Given data>

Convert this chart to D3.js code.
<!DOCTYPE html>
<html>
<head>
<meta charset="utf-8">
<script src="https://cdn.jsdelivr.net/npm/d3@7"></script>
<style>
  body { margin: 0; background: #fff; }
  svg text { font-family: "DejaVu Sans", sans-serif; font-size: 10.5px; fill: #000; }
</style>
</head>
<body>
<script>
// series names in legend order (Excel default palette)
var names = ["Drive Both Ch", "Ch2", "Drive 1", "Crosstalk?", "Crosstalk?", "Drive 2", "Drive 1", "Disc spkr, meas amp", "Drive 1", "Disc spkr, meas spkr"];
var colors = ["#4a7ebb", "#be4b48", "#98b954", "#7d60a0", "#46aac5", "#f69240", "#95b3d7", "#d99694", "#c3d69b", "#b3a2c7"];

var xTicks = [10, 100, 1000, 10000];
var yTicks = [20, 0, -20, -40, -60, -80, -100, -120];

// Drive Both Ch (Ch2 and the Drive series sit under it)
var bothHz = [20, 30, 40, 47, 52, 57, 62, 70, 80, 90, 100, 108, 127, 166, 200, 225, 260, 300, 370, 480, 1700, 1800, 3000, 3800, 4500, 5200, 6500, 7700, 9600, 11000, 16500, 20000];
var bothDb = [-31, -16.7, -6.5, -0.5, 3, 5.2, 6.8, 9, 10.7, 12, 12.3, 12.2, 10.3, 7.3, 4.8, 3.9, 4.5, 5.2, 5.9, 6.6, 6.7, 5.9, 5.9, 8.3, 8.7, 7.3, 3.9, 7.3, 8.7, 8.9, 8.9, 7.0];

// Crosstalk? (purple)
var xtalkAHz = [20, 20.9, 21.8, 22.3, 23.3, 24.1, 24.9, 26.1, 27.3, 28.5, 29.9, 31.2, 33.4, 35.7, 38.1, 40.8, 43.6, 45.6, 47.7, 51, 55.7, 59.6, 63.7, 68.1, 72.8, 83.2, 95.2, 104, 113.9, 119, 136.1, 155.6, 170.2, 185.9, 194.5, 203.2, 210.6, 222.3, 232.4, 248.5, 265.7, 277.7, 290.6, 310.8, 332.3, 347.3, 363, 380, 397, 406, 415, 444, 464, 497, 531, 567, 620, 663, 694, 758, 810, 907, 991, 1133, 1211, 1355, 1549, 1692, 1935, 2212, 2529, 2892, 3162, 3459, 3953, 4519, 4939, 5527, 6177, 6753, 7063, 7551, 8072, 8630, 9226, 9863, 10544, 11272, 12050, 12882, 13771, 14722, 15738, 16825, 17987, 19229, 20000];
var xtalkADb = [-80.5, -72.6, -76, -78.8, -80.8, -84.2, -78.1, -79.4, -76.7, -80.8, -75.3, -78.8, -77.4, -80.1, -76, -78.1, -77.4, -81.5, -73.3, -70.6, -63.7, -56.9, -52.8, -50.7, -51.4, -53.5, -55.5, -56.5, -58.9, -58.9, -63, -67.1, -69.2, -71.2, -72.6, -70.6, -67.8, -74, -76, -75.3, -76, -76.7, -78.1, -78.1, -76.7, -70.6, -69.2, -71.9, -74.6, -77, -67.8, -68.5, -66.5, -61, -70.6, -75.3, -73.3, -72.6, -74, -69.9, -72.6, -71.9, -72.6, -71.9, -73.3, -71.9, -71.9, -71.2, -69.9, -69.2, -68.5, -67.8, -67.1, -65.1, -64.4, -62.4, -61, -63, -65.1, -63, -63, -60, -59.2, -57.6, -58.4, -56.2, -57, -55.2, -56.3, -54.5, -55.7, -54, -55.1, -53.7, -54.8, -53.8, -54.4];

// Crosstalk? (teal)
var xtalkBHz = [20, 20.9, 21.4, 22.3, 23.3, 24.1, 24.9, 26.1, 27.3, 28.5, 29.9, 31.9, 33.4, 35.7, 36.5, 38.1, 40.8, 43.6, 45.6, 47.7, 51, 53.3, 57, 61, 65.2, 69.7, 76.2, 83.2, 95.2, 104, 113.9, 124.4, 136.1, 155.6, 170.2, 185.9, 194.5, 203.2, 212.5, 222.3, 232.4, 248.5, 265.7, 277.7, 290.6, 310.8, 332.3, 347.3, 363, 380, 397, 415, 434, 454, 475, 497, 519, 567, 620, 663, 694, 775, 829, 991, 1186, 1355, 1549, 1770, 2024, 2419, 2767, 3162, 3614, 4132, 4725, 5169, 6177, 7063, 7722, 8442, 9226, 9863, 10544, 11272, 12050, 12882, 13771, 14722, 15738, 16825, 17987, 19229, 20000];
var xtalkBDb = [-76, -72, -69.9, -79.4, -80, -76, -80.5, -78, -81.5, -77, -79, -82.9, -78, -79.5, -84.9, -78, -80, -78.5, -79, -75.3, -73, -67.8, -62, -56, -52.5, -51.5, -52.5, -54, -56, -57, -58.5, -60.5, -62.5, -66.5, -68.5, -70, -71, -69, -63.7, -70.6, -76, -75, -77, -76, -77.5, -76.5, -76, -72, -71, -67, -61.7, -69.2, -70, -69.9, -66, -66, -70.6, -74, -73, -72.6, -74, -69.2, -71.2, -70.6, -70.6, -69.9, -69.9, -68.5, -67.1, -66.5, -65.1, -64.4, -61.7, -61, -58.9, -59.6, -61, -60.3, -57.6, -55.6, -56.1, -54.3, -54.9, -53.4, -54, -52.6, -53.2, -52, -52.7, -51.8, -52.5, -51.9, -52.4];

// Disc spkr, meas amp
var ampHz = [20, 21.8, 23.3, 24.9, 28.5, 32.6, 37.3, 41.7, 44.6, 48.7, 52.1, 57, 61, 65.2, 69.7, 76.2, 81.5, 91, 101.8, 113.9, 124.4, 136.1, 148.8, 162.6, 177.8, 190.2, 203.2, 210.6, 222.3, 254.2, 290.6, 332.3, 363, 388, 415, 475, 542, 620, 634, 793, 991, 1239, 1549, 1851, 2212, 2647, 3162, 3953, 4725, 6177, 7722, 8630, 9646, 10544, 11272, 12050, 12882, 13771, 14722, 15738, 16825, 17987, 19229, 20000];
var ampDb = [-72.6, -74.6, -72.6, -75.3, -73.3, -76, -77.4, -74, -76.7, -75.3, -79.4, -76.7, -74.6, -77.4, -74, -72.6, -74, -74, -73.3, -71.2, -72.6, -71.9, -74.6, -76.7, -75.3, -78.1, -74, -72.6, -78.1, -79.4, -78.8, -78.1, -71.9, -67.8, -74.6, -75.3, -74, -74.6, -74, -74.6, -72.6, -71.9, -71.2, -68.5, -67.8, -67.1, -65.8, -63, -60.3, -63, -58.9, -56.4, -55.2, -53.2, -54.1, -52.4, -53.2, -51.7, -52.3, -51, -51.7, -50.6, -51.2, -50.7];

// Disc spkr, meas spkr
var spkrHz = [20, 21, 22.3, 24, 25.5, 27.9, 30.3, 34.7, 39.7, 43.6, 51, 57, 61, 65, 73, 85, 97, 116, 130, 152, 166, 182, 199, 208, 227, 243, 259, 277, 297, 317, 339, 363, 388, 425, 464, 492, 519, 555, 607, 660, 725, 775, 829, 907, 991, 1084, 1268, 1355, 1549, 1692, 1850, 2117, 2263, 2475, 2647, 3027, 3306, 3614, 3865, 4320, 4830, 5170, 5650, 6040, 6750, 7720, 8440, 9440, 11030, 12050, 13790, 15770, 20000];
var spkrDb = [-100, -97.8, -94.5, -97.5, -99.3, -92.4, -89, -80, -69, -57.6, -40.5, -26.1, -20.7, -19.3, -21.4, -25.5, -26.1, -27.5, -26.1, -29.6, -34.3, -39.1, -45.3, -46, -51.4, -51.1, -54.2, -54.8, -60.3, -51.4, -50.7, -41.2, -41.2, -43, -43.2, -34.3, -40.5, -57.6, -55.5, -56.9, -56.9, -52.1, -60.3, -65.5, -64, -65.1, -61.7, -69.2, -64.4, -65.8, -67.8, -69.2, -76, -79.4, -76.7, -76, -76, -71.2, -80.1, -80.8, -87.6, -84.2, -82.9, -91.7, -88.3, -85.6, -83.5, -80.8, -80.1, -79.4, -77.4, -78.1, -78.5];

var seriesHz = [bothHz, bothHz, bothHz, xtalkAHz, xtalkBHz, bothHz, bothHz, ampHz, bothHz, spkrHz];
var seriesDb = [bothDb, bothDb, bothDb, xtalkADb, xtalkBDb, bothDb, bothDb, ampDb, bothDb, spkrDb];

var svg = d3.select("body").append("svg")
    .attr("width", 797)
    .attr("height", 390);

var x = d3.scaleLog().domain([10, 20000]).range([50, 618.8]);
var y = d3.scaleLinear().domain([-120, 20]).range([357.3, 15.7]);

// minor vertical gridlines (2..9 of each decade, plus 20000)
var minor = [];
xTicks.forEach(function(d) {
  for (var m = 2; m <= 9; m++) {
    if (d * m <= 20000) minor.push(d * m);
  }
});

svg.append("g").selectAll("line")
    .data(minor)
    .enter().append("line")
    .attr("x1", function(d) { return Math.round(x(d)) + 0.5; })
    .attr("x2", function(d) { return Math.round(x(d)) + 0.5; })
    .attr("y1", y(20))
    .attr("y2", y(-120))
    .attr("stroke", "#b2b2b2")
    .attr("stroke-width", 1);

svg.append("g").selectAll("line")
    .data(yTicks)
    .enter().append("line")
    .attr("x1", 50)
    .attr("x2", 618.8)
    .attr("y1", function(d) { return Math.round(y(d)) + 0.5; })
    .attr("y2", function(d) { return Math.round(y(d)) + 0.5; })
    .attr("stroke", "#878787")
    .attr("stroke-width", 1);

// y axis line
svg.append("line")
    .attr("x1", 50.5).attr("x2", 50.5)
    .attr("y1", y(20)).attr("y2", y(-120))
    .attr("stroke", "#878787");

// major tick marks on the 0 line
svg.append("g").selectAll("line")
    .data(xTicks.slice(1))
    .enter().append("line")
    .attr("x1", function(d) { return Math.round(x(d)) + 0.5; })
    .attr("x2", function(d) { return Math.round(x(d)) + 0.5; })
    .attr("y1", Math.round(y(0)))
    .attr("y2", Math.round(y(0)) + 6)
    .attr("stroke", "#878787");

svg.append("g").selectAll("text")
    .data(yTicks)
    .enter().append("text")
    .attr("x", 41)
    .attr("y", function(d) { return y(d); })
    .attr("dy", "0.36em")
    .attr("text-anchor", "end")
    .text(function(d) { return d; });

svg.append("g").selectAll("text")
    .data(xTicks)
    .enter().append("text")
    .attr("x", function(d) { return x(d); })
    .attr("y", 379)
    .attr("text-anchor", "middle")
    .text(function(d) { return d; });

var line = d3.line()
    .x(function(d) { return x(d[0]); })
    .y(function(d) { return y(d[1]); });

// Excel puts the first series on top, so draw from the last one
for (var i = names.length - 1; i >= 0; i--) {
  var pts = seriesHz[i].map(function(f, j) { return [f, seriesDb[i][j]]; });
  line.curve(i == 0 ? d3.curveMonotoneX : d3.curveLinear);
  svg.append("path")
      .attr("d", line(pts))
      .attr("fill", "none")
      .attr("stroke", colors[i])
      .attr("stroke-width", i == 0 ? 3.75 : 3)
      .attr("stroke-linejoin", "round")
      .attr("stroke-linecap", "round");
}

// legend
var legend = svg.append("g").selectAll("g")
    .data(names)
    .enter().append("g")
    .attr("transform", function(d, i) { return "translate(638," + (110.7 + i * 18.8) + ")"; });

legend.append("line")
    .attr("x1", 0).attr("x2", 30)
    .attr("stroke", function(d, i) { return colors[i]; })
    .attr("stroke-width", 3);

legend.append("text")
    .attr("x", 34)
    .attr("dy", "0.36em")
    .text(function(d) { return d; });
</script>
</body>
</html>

Set problem> Only the lines from the first line of the material above through the line that contains "var yTicks = [20, 0, -20, -40, -60, -80, -100, -120];" should be quoted, each one exactly.

Solution to this problem>
Convert this chart to D3.js code.
<!DOCTYPE html>
<html>
<head>
<meta charset="utf-8">
<script src="https://cdn.jsdelivr.net/npm/d3@7"></script>
<style>
  body { margin: 0; background: #fff; }
  svg text { font-family: "DejaVu Sans", sans-serif; font-size: 10.5px; fill: #000; }
</style>
</head>
<body>
<script>
// series names in legend order (Excel default palette)
var names = ["Drive Both Ch", "Ch2", "Drive 1", "Crosstalk?", "Crosstalk?", "Drive 2", "Drive 1", "Disc spkr, meas amp", "Drive 1", "Disc spkr, meas spkr"];
var colors = ["#4a7ebb", "#be4b48", "#98b954", "#7d60a0", "#46aac5", "#f69240", "#95b3d7", "#d99694", "#c3d69b", "#b3a2c7"];

var xTicks = [10, 100, 1000, 10000];
var yTicks = [20, 0, -20, -40, -60, -80, -100, -120];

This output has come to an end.